◆ Prompt:
Can you output the material exactly as written, minus any pictures it holds?

>> Begin Recorded data

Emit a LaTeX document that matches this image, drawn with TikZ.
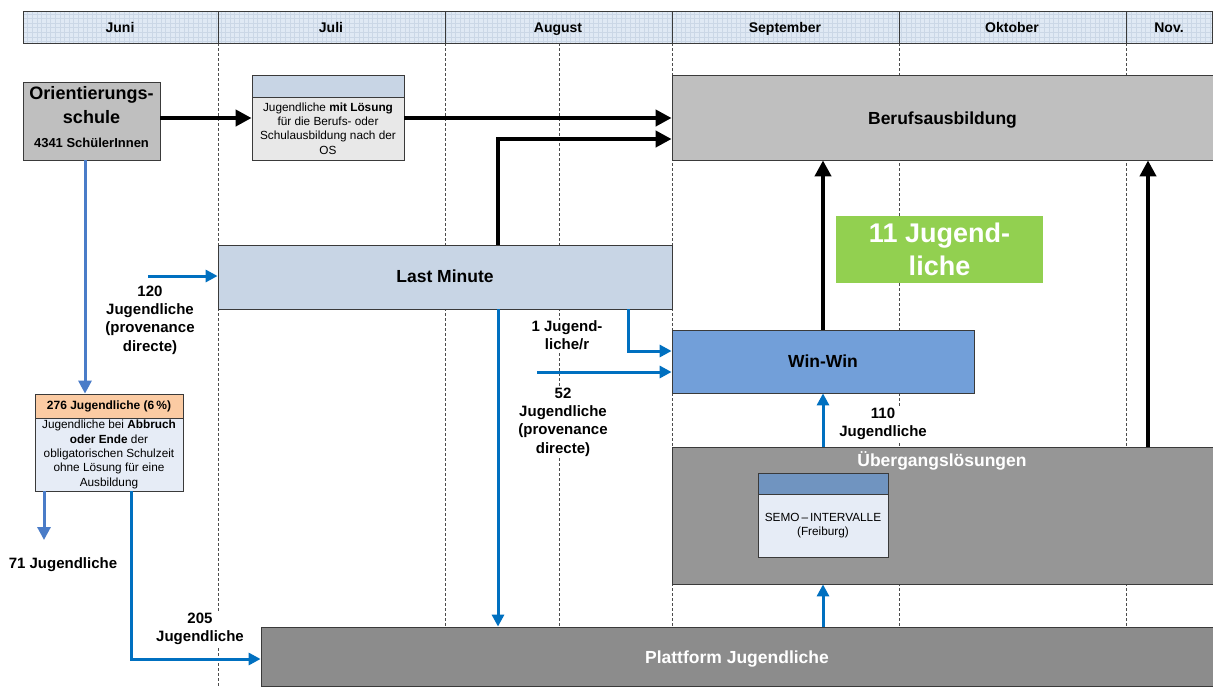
\documentclass[tikz,border=0pt]{standalone}
\usepackage{fontspec}
\setmainfont{Liberation Sans}
\usetikzlibrary{arrows.meta,calc}
\definecolor{hdr}{HTML}{E0E9F4}
\definecolor{hdrgrid}{HTML}{CBD7E6}
\definecolor{gray1}{HTML}{BFBFBF}
\definecolor{gray2}{HTML}{969696}
\definecolor{gray3}{HTML}{8C8C8C}
\definecolor{lmblue}{HTML}{C8D5E5}
\definecolor{wwblue}{HTML}{729FD9}
\definecolor{semotop}{HTML}{7094C0}
\definecolor{paleblue}{HTML}{E6ECF6}
\definecolor{peach}{HTML}{FBCBA3}
\definecolor{litegray}{HTML}{E8E8E8}
\definecolor{green1}{HTML}{92D050}
\definecolor{arrblue}{HTML}{0070C0}
\definecolor{arrblue2}{HTML}{4A7CC8}
\definecolor{edge}{HTML}{3A3A3A}
\newcommand\myfs[2]{\fontsize{#1}{#2}\selectfont}
\begin{document}
\begin{tikzpicture}[x=1pt,y=-1pt,
  boxx/.style={draw=edge, line width=0.8pt, inner sep=0pt, align=center},
  month/.style={font=\bfseries\myfs{14}{16}, anchor=base},
  small/.style={font=\myfs{11.8}{14.3}},
  big/.style={font=\bfseries\myfs{17.5}{20}, text height=14.6pt, text depth=3pt},
  lbl/.style={font=\bfseries\myfs{15}{18.3}, align=center, fill=white, inner sep=1pt},
  blk/.style={line width=4.5pt, -{Triangle[length=16pt,width=16pt]}},
  blu/.style={line width=3pt, draw=arrblue, -{Triangle[length=12pt,width=12pt]}},
  blutwo/.style={line width=3pt, draw=arrblue2, -{Triangle[length=13pt,width=13pt]}},
  dsh/.style={draw=black!70, line width=0.7pt, dash pattern=on 3pt off 2pt}
]
\useasboundingbox (0,0) rectangle (1213,686);
\fill[white] (0,0) rectangle (1213,686);

% dashed month lines
\foreach \xx in {218,445,559,672,899,1126}
  \draw[dsh] (\xx,43) -- (\xx,686);

% header
\fill[hdr] (23,11) rectangle (1212,43);
\begin{scope}
  \clip (23,11) rectangle (1212,43);
  \draw[hdrgrid, line width=0.3pt] (23,11) grid[step=4.6pt] (1212,43);
\end{scope}
\draw[edge, line width=0.8pt] (23,11) rectangle (1212,43);
\foreach \xx in {218,445,672,899,1126}
  \draw[edge, line width=1pt] (\xx,11) -- (\xx,43);
\node[month] (mjun) at (120,32) {Juni};
\node[month] (mjul) at (331,32) {Juli};
\node[month] (maug) at (558,32) {August};
\node[month] (msep) at (785,32) {September};
\node[month] (mokt) at (1012,32) {Oktober};
\node[month] (mnov) at (1169,32) {Nov.};

% boxes
\node[boxx, fill=gray1, minimum width=137pt, minimum height=78pt] (os) at (91.5,121) {};
\node[align=center, inner sep=0pt, font=\bfseries\myfs{18}{24}] (ostxt) at (91.5,117)
  {Orientierungs-\\schule\\\myfs{13}{15}4341 SchülerInnen};

\node[boxx, fill=lmblue, minimum width=152pt, minimum height=22pt] (b2top) at (328,86) {};
\node[boxx, fill=litegray, minimum width=152pt, minimum height=63pt, small] (b2) at (328,128.5)
  {Jugendliche \textbf{mit Lösung}\\für die Berufs- oder\\Schulausbildung nach der\\OS};

\node[boxx, fill=gray1, minimum width=541pt, minimum height=85pt, big, text height=16.6pt] (beruf) at (942.5,117.5) {Berufsausbildung};

\node[boxx, fill=lmblue, minimum width=454pt, minimum height=64pt, big] (lm) at (445,277) {Last Minute};

\node[boxx, fill=wwblue, minimum width=302pt, minimum height=63pt, big] (ww) at (823,361.5) {Win-Win};

\node[fill=green1, minimum width=207pt, minimum height=67pt, inner sep=0pt, align=center,
  text=white, font=\bfseries\myfs{27}{33}] (green) at (939.5,249.5) {11 Jugend-\\liche};

\node[boxx, fill=gray2, minimum width=541pt, minimum height=137pt] (ueb) at (942.5,515.5) {};
\node[text=white, font=\bfseries\myfs{17.5}{20}, inner sep=0pt] (uebtxt) at (942,461) {Übergangslösungen};

\node[boxx, fill=semotop, minimum width=130pt, minimum height=21pt] (semotop) at (823,483.5) {};
\node[boxx, fill=paleblue, minimum width=130pt, minimum height=63pt, small] (semo) at (823,525.5)
  {SEMO\,--\,INTERVALLE\\(Freiburg)};

\node[boxx, fill=gray3, minimum width=952pt, minimum height=59pt, big, text height=16.6pt, text=white] (plat) at (737,656.5) {Plattform Jugendliche};

\node[boxx, fill=peach, minimum width=148pt, minimum height=24pt, font=\bfseries\myfs{12}{14}] (j276top) at (109,406) {276 Jugendliche (6\,\%)};
\node[boxx, fill=paleblue, minimum width=148pt, minimum height=73pt, small] (j276) at (109,454.5)
  {Jugendliche bei \textbf{Abbruch}\\\textbf{oder Ende} der\\obligatorischen Schulzeit\\ohne Lösung für eine\\Ausbildung};

% coordinates
\coordinate (r1) at (0,118);
\coordinate (k1) at (498,139);
\coordinate (in120) at (148,276);
\coordinate (c85) at (85,0);
\coordinate (e71) at (44,540);
\coordinate (k205) at (131,659);
\coordinate (k628) at (628,351);
\coordinate (in52) at (537,372);
\coordinate (c1148) at (1148,0);

% black arrows
\draw[blk] (os.east |- r1) -- (b2.west |- r1);
\draw[blk] (b2.east |- r1) -- (beruf.west |- r1);
\draw[blk] (lm.north -| k1) -- (k1) -- (k1 -| beruf.west);
\draw[blk] (ww.north) -- (ww.north |- beruf.south);
\draw[blk] (ueb.north -| c1148) -- (beruf.south -| c1148);

% blue arrows
\draw[blu] (in120) -- (in120 -| lm.west);
\draw[blutwo] (os.south -| c85) -- (j276top.north -| c85);
\draw[blutwo] (j276.south -| e71) -- (e71);
\draw[blu] (j276.south -| k205) -- (k205) -- (k205 -| plat.west);
\draw[blu] (lm.south -| k1) -- (plat.north -| k1);
\draw[blu] (lm.south -| k628) -- (k628) -- (k628 -| ww.west);
\draw[blu] (in52) -- (in52 -| ww.west);
\draw[blu] (ueb.north -| ww.south) -- (ww.south);
\draw[blu] (plat.north -| ww.south) -- (ueb.south -| ww.south);

% labels
\node[lbl] (l120) at (150,320) {120\\Jugendliche\\(provenance\\directe)};
\node[lbl] (l71) at (63,565) {71 Jugendliche};
\node[lbl] (l205) at (200,629) {205\\Jugendliche};
\node[lbl] (l1) at (567,335.5) {1 Jugend-\\liche/r};
\node[lbl] (l52) at (563,422) {52\\Jugendliche\\(provenance\\directe)};
\node[lbl] (l110) at (883,424) {110\\Jugendliche};
\end{tikzpicture}
\end{document}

>> End Recorded data

◆ Task result:
Emit a LaTeX document that matches this image, drawn with TikZ.
\documentclass[tikz,border=0pt]{standalone}
\usepackage{fontspec}
\setmainfont{Liberation Sans}
\usetikzlibrary{arrows.meta,calc}
\definecolor{hdr}{HTML}{E0E9F4}
\definecolor{hdrgrid}{HTML}{CBD7E6}
\definecolor{gray1}{HTML}{BFBFBF}
\definecolor{gray2}{HTML}{969696}
\definecolor{gray3}{HTML}{8C8C8C}
\definecolor{lmblue}{HTML}{C8D5E5}
\definecolor{wwblue}{HTML}{729FD9}
\definecolor{semotop}{HTML}{7094C0}
\definecolor{paleblue}{HTML}{E6ECF6}
\definecolor{peach}{HTML}{FBCBA3}
\definecolor{litegray}{HTML}{E8E8E8}
\definecolor{green1}{HTML}{92D050}
\definecolor{arrblue}{HTML}{0070C0}
\definecolor{arrblue2}{HTML}{4A7CC8}
\definecolor{edge}{HTML}{3A3A3A}
\newcommand\myfs[2]{\fontsize{#1}{#2}\selectfont}
\begin{document}
\begin{tikzpicture}[x=1pt,y=-1pt,
  boxx/.style={draw=edge, line width=0.8pt, inner sep=0pt, align=center},
  month/.style={font=\bfseries\myfs{14}{16}, anchor=base},
  small/.style={font=\myfs{11.8}{14.3}},
  big/.style={font=\bfseries\myfs{17.5}{20}, text height=14.6pt, text depth=3pt},
  lbl/.style={font=\bfseries\myfs{15}{18.3}, align=center, fill=white, inner sep=1pt},
  blk/.style={line width=4.5pt, -{Triangle[length=16pt,width=16pt]}},
  blu/.style={line width=3pt, draw=arrblue, -{Triangle[length=12pt,width=12pt]}},
  blutwo/.style={line width=3pt, draw=arrblue2, -{Triangle[length=13pt,width=13pt]}},
  dsh/.style={draw=black!70, line width=0.7pt, dash pattern=on 3pt off 2pt}
]
\useasboundingbox (0,0) rectangle (1213,686);
\fill[white] (0,0) rectangle (1213,686);

% dashed month lines
\foreach \xx in {218,445,559,672,899,1126}
  \draw[dsh] (\xx,43) -- (\xx,686);

% header
\fill[hdr] (23,11) rectangle (1212,43);
\begin{scope}
  \clip (23,11) rectangle (1212,43);
  \draw[hdrgrid, line width=0.3pt] (23,11) grid[step=4.6pt] (1212,43);
\end{scope}
\draw[edge, line width=0.8pt] (23,11) rectangle (1212,43);
\foreach \xx in {218,445,672,899,1126}
  \draw[edge, line width=1pt] (\xx,11) -- (\xx,43);
\node[month] (mjun) at (120,32) {Juni};
\node[month] (mjul) at (331,32) {Juli};
\node[month] (maug) at (558,32) {August};
\node[month] (msep) at (785,32) {September};
\node[month] (mokt) at (1012,32) {Oktober};
\node[month] (mnov) at (1169,32) {Nov.};

% boxes
\node[boxx, fill=gray1, minimum width=137pt, minimum height=78pt] (os) at (91.5,121) {};
\node[align=center, inner sep=0pt, font=\bfseries\myfs{18}{24}] (ostxt) at (91.5,117)
  {Orientierungs-\\schule\\\myfs{13}{15}4341 SchülerInnen};

\node[boxx, fill=lmblue, minimum width=152pt, minimum height=22pt] (b2top) at (328,86) {};
\node[boxx, fill=litegray, minimum width=152pt, minimum height=63pt, small] (b2) at (328,128.5)
  {Jugendliche \textbf{mit Lösung}\\für die Berufs- oder\\Schulausbildung nach der\\OS};

\node[boxx, fill=gray1, minimum width=541pt, minimum height=85pt, big, text height=16.6pt] (beruf) at (942.5,117.5) {Berufsausbildung};

\node[boxx, fill=lmblue, minimum width=454pt, minimum height=64pt, big] (lm) at (445,277) {Last Minute};

\node[boxx, fill=wwblue, minimum width=302pt, minimum height=63pt, big] (ww) at (823,361.5) {Win-Win};

\node[fill=green1, minimum width=207pt, minimum height=67pt, inner sep=0pt, align=center,
  text=white, font=\bfseries\myfs{27}{33}] (green) at (939.5,249.5) {11 Jugend-\\liche};

\node[boxx, fill=gray2, minimum width=541pt, minimum height=137pt] (ueb) at (942.5,515.5) {};
\node[text=white, font=\bfseries\myfs{17.5}{20}, inner sep=0pt] (uebtxt) at (942,461) {Übergangslösungen};

\node[boxx, fill=semotop, minimum width=130pt, minimum height=21pt] (semotop) at (823,483.5) {};
\node[boxx, fill=paleblue, minimum width=130pt, minimum height=63pt, small] (semo) at (823,525.5)
  {SEMO\,--\,INTERVALLE\\(Freiburg)};

\node[boxx, fill=gray3, minimum width=952pt, minimum height=59pt, big, text height=16.6pt, text=white] (plat) at (737,656.5) {Plattform Jugendliche};

\node[boxx, fill=peach, minimum width=148pt, minimum height=24pt, font=\bfseries\myfs{12}{14}] (j276top) at (109,406) {276 Jugendliche (6\,\%)};
\node[boxx, fill=paleblue, minimum width=148pt, minimum height=73pt, small] (j276) at (109,454.5)
  {Jugendliche bei \textbf{Abbruch}\\\textbf{oder Ende} der\\obligatorischen Schulzeit\\ohne Lösung für eine\\Ausbildung};

% coordinates
\coordinate (r1) at (0,118);
\coordinate (k1) at (498,139);
\coordinate (in120) at (148,276);
\coordinate (c85) at (85,0);
\coordinate (e71) at (44,540);
\coordinate (k205) at (131,659);
\coordinate (k628) at (628,351);
\coordinate (in52) at (537,372);
\coordinate (c1148) at (1148,0);

% black arrows
\draw[blk] (os.east |- r1) -- (b2.west |- r1);
\draw[blk] (b2.east |- r1) -- (beruf.west |- r1);
\draw[blk] (lm.north -| k1) -- (k1) -- (k1 -| beruf.west);
\draw[blk] (ww.north) -- (ww.north |- beruf.south);
\draw[blk] (ueb.north -| c1148) -- (beruf.south -| c1148);

% blue arrows
\draw[blu] (in120) -- (in120 -| lm.west);
\draw[blutwo] (os.south -| c85) -- (j276top.north -| c85);
\draw[blutwo] (j276.south -| e71) -- (e71);
\draw[blu] (j276.south -| k205) -- (k205) -- (k205 -| plat.west);
\draw[blu] (lm.south -| k1) -- (plat.north -| k1);
\draw[blu] (lm.south -| k628) -- (k628) -- (k628 -| ww.west);
\draw[blu] (in52) -- (in52 -| ww.west);
\draw[blu] (ueb.north -| ww.south) -- (ww.south);
\draw[blu] (plat.north -| ww.south) -- (ueb.south -| ww.south);

% labels
\node[lbl] (l120) at (150,320) {120\\Jugendliche\\(provenance\\directe)};
\node[lbl] (l71) at (63,565) {71 Jugendliche};
\node[lbl] (l205) at (200,629) {205\\Jugendliche};
\node[lbl] (l1) at (567,335.5) {1 Jugend-\\liche/r};
\node[lbl] (l52) at (563,422) {52\\Jugendliche\\(provenance\\directe)};
\node[lbl] (l110) at (883,424) {110\\Jugendliche};
\end{tikzpicture}
\end{document}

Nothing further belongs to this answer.